You've gotten to the point where you know you need some help. You quickly type into the search engine "Therapists in (insert area)". The list is long. You start sorting by specialty, then insurance provider, then gender, then who has the most appealing office or even the best website. You name it, and I have heard of just about everything when it comes to how clients find their match. All of those strategies are perfectly valid and make for a really great place to start when narrowing down what can seem like an overwhelming list. But there's more.
How exactly does a person find THE therapist for them? You might be surprised to know that it actually has nothing to do with treatment orientation, specialization, length of treatment or anything like that. The single best predictor of positive outcomes in therapy is the relationship between the therapist and the client. This bond is what we call the "therapeutic alliance" in the therapy world.
It's really not a whole lot different than building any other relationship. In fact, it's a lot like dating.

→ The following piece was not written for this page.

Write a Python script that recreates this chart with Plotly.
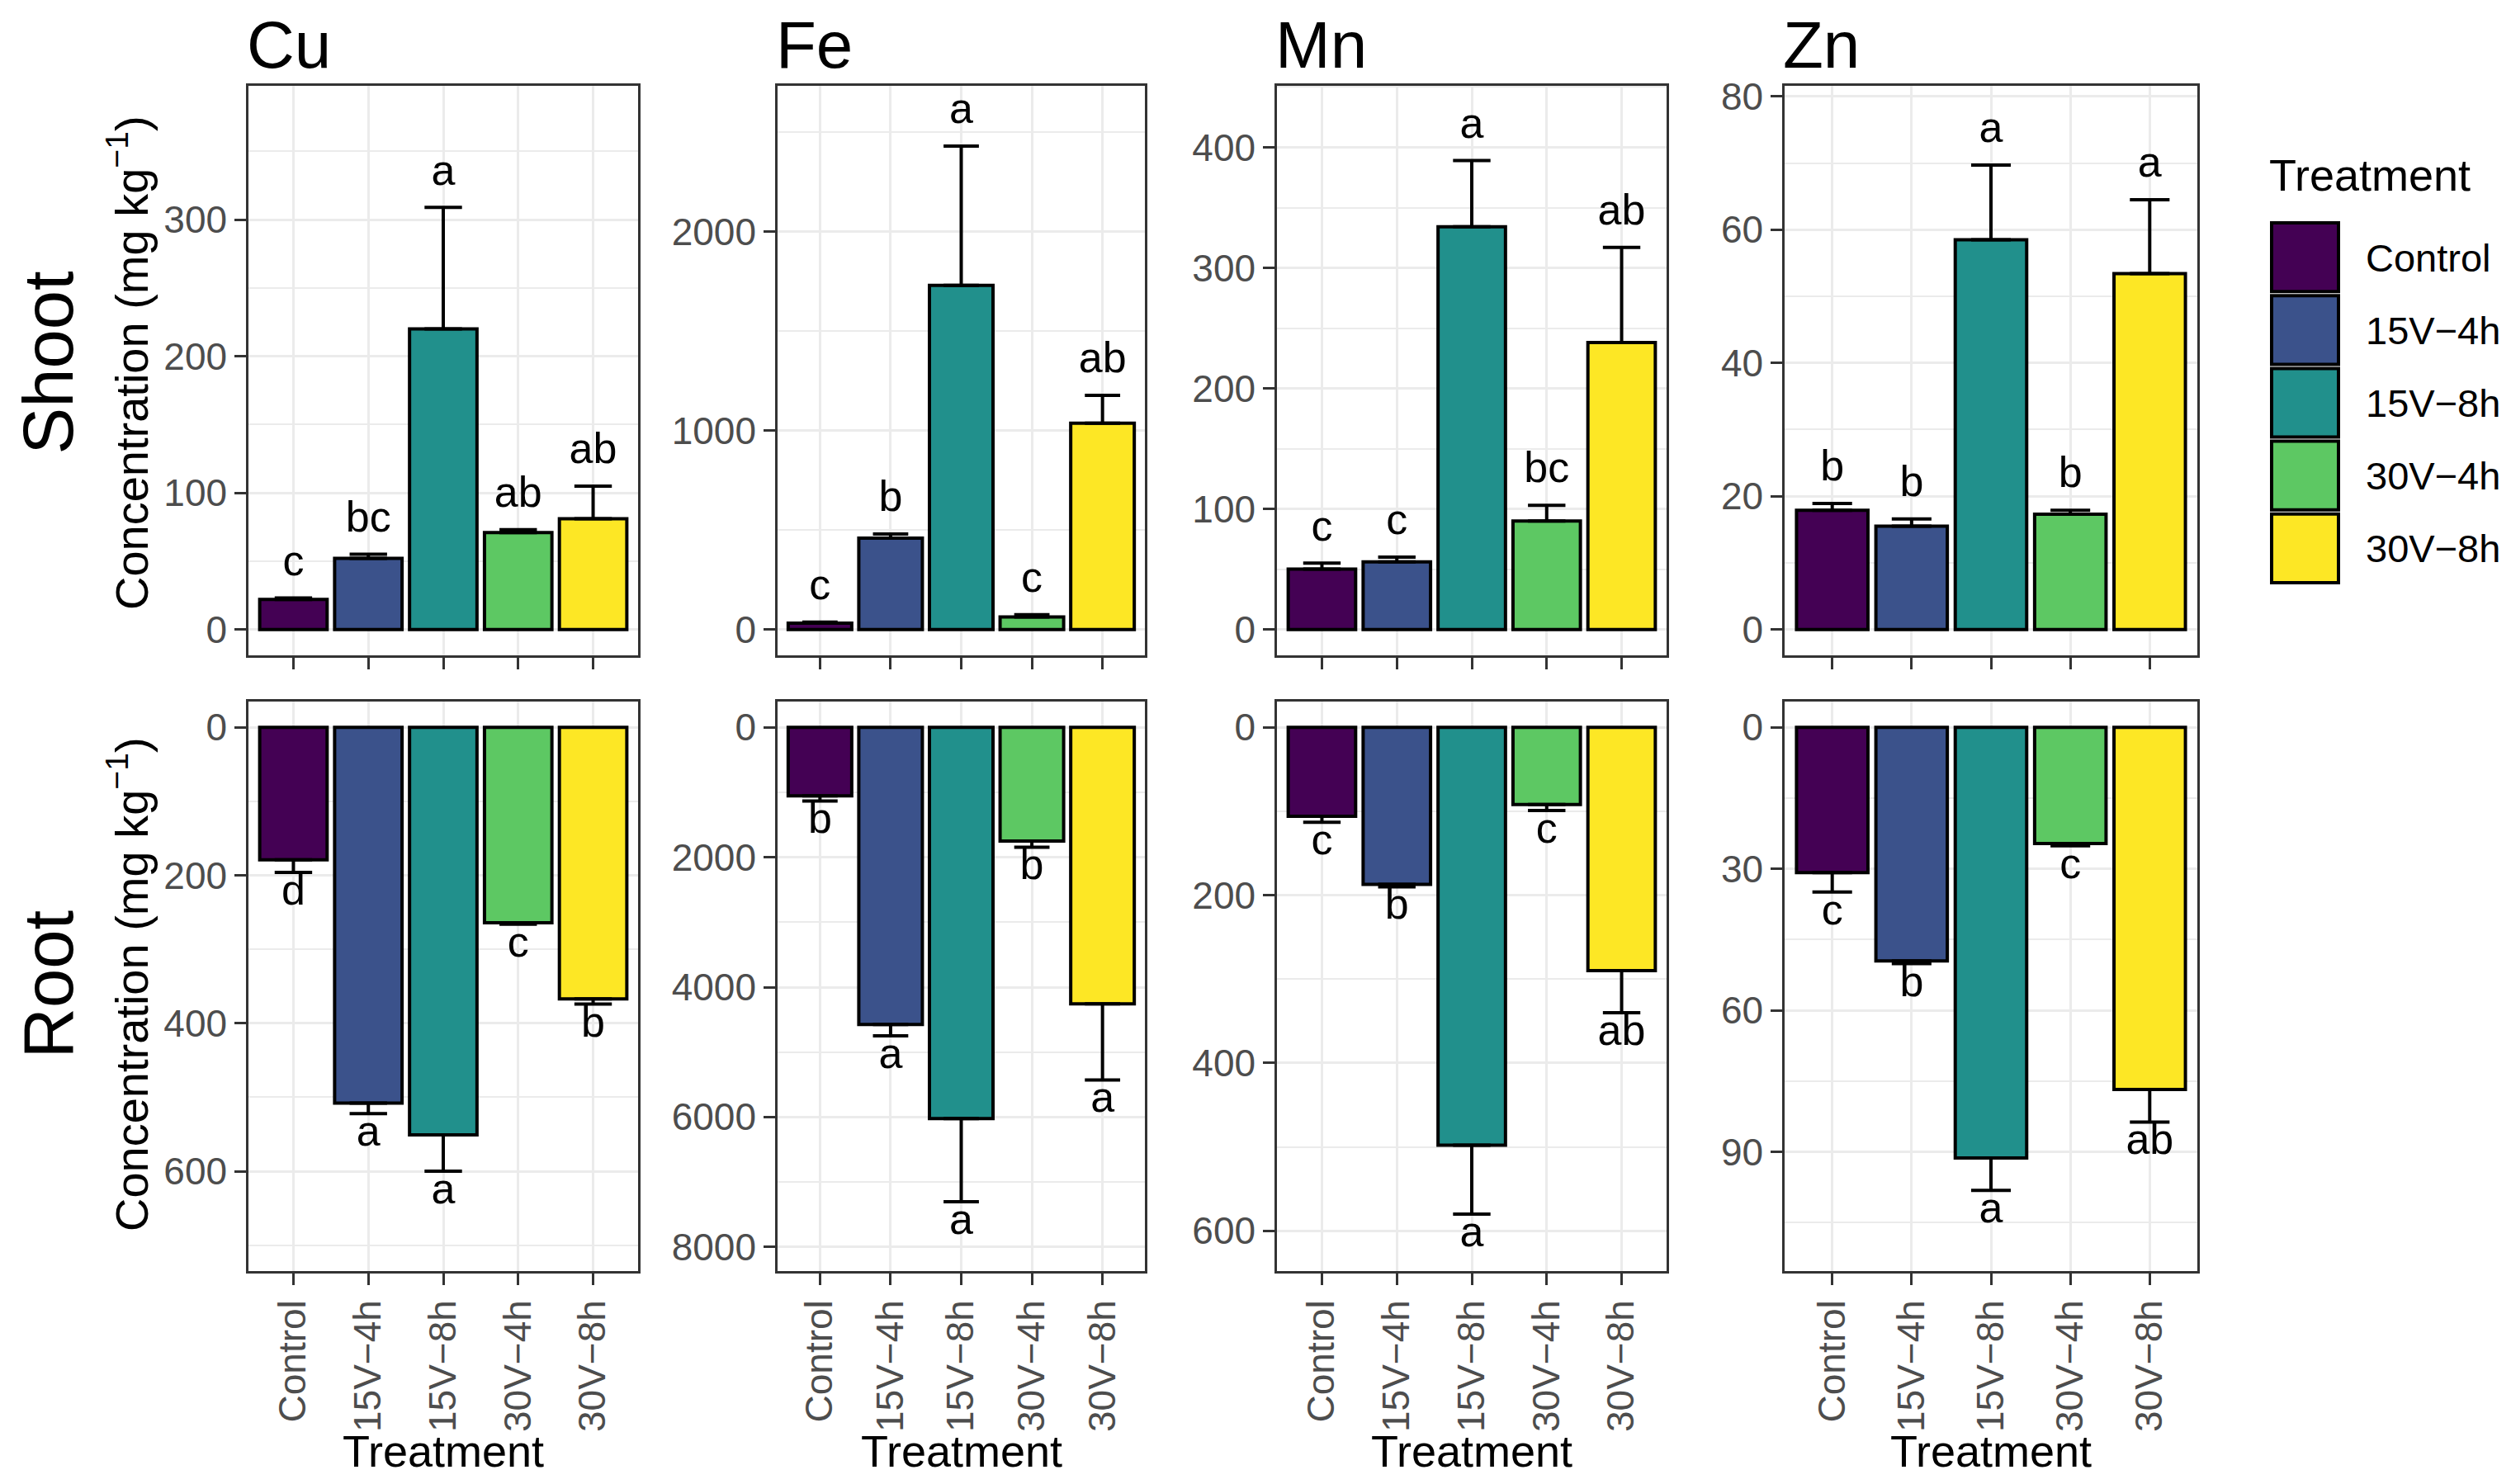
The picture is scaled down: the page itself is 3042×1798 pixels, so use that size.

Yes, I just compared finding a therapist to dating. No, you should never attempt to date your therapist. More on boundaries in another blog post. That aside, any good relationship requires good communication, trust, vulnerability, and a willingness to work together. The therapeutic alliance is no exception. When you are looking for a therapist consider the type of person you might feel most comfortable with. For example: age, gender, race, religion, etc. Do you feel comfortable talking to someone closer to your age or do you prefer to have a different perspective of someone older or younger. Do you prefer someone who is the same gender as you or the opposite? You get the point. Ultimately you will have to make the best guess you can about the "type" of person you will feel comfortable with.
The hardest part of this whole process is that it requires you to take a healthy risk of scheduling an appointment and taking a leap of faith to see if choice number one was a good fit. Now, I am not claiming that there is only one therapist for every person. I think that there are likely MANY therapists out there who can help you reach your goals, it just may not be the first one you call. Or the second. Don't get discouraged! Back to my dating analogy. Just like most of us don't marry the first person we ever date, we also may not feel like the first therapist we try out is someone we can truly be open with. The most important thing is to be honest with yourself, and the therapist, and not to give up. Sometimes it can take multiple attempts before a client successfully develops that strong bond with a therapist. You should be looking for someone who is not only licensed, but with whom you feel connected to and comfortable being open.
At the end of the day, you know you best. You deserve to have the kind of relationship with your therapist that will foster growth and support you in the way you need to be supported. You're much more likely to benefit from therapy and get the results you desire, so it's well worth it.